Turm mit Aussicht: Ab dem Mauerbau 1961 zählte der Checkpoint Charlie an der Friedrichstraße zu den markantesten Punkten der Stadt und lockte immer wieder auch Prominenz an, hier 1988 den Schauspieler Sylvester Stallone.
Am Scheideweg: Der Checkpoint Charlie im Jahr 1945. Kurz nach Kriegsende wurde Berlin von den Siegermächten Frankreich, Russland, Großbritannien und USA in vier Sektoren aufgeteilt. Die Frage nach dem Status Berlins sorgt in den folgenden Jahren wiederholt für politische und militärische Spannungen.
Kalter Krieg in Berlin: Nach dem Bau der Berliner Mauer im August 1961 heizte sich die Lage in Berlin zunehmend auf.
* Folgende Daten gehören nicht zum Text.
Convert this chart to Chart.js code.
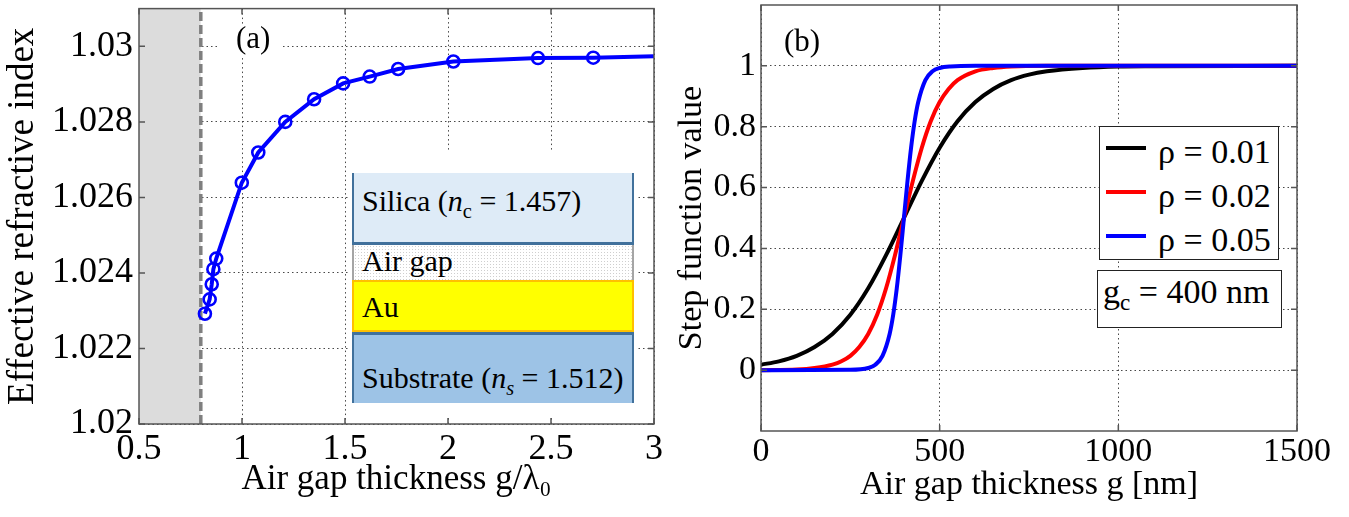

Dieses Foto zeigt einen Einsatztrupp der US-Militärpolizei, der Ende Oktober '61 das Geschehen nahe dem Grenzübergang Friedrichstraße beobachtet.
Treffen politischer Prominenz: Der Berliner Bürgermeister Richard von Weizsäcker, US-Präsident Ronald Reagan und Bundeskanzler Helmut Schmidt am 11. Juni 1982 am Checkpoint Charlie
Nadelöhr: Neben dem Grenzübergang Helmstedt in Niedersachsen (Checkpoint Alpha) und dem Kontrollpunkt Dreilinden-Drewitz (Checkpoint Bravo) war der Checkpoint Charlie, hier in den Sechzigerjahren, an der Berliner Friedrichstraße einer von drei alliierten Kontrollpunkte, die von den USA genutzt wurden.
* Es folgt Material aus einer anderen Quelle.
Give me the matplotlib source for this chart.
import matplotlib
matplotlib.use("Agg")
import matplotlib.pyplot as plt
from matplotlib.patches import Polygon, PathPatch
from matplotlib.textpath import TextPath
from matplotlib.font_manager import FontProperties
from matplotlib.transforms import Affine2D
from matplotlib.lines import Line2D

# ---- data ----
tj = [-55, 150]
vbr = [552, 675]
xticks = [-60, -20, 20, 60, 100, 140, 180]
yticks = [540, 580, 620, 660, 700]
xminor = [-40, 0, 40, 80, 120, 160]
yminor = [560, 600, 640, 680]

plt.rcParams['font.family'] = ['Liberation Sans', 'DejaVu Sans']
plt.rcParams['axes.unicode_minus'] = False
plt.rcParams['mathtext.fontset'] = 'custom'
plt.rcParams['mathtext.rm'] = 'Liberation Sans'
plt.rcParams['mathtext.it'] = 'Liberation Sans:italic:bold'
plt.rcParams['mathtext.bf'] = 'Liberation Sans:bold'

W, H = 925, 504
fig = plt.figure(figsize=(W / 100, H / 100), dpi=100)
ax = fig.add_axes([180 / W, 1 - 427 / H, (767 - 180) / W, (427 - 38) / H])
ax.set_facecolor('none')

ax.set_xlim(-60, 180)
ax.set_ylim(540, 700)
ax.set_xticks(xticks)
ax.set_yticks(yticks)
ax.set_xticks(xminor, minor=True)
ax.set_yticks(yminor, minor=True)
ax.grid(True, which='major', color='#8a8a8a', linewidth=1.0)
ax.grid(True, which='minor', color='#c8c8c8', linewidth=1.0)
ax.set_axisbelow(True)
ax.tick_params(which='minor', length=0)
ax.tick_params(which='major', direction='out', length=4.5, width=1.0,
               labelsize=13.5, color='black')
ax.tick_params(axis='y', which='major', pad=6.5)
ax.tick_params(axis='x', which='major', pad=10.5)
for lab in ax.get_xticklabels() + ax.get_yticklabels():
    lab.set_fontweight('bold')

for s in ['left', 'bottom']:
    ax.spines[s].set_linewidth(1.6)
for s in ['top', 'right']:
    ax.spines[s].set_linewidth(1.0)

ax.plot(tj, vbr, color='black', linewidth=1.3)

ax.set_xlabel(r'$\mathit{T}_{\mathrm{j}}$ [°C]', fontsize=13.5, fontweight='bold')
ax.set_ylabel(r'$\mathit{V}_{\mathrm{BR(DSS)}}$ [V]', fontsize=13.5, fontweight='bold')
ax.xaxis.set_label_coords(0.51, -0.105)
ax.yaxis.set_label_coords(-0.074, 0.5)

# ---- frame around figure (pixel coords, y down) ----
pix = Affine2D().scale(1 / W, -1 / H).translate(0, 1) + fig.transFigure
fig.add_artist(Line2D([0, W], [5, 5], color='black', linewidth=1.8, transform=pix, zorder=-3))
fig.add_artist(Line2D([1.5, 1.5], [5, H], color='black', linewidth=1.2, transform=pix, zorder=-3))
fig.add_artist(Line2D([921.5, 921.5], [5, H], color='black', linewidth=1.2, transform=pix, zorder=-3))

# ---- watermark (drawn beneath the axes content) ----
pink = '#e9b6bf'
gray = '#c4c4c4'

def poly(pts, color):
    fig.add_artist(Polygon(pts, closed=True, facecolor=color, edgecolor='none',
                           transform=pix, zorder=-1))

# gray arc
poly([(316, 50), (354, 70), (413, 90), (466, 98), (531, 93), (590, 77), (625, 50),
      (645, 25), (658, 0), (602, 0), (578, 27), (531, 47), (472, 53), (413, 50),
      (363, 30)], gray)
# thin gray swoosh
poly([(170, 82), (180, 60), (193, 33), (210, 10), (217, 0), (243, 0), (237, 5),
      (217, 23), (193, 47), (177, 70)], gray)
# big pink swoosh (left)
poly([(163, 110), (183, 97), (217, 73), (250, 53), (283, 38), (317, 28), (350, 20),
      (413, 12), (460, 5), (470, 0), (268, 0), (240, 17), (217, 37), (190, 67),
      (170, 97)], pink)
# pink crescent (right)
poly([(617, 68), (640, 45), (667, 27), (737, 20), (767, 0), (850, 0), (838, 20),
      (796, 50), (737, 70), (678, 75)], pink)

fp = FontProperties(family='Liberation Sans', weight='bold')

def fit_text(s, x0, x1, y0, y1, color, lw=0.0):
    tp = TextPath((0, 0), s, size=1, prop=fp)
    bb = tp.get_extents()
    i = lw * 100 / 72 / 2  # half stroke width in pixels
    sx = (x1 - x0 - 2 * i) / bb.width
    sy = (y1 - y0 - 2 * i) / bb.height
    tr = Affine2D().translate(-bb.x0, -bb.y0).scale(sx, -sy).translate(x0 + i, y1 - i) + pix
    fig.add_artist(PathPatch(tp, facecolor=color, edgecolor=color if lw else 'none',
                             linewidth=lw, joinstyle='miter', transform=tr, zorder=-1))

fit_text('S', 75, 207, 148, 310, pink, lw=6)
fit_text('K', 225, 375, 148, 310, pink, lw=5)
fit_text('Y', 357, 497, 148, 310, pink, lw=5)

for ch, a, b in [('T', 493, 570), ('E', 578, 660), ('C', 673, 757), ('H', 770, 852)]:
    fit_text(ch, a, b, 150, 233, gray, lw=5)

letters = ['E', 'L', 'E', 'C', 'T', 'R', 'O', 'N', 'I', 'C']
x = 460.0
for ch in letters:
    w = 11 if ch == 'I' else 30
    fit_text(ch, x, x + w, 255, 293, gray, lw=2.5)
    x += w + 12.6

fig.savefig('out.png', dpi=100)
Maueropfer Peter Fechter: Über die Jahrzehnte gab es am Checkpoint Charlie mehrfach Fluchtversuche aus der DDR. Auf diesem Bild wird Peter Fechter, ein erst 18-jähriger Maurer aus Ost-Berlin, am 17. August 1962 von DDR-Grenzsoldaten abtransportiert. Bei einem missglückten Fluchtversuch war er von mehreren Kugeln getroffen worden und hatte trotz seiner Hilfeschreie noch 50 Minuten im Todesstreifen nahe dem Checkpoint Charlie gelegen, bevor er geborgen wurde. Peter Fechter verblutete. Sein Fall erregte weltweite Empörung.
Wieder vereint: Mit dem Mauerfall am 9. November 1989 wurden alle Fluchtversuche obsolet. Der Checkpoint Charlie, lange Sinnbild der Trennung, wurde zum Schauplatz von rührenden innerdeutschen Szenen.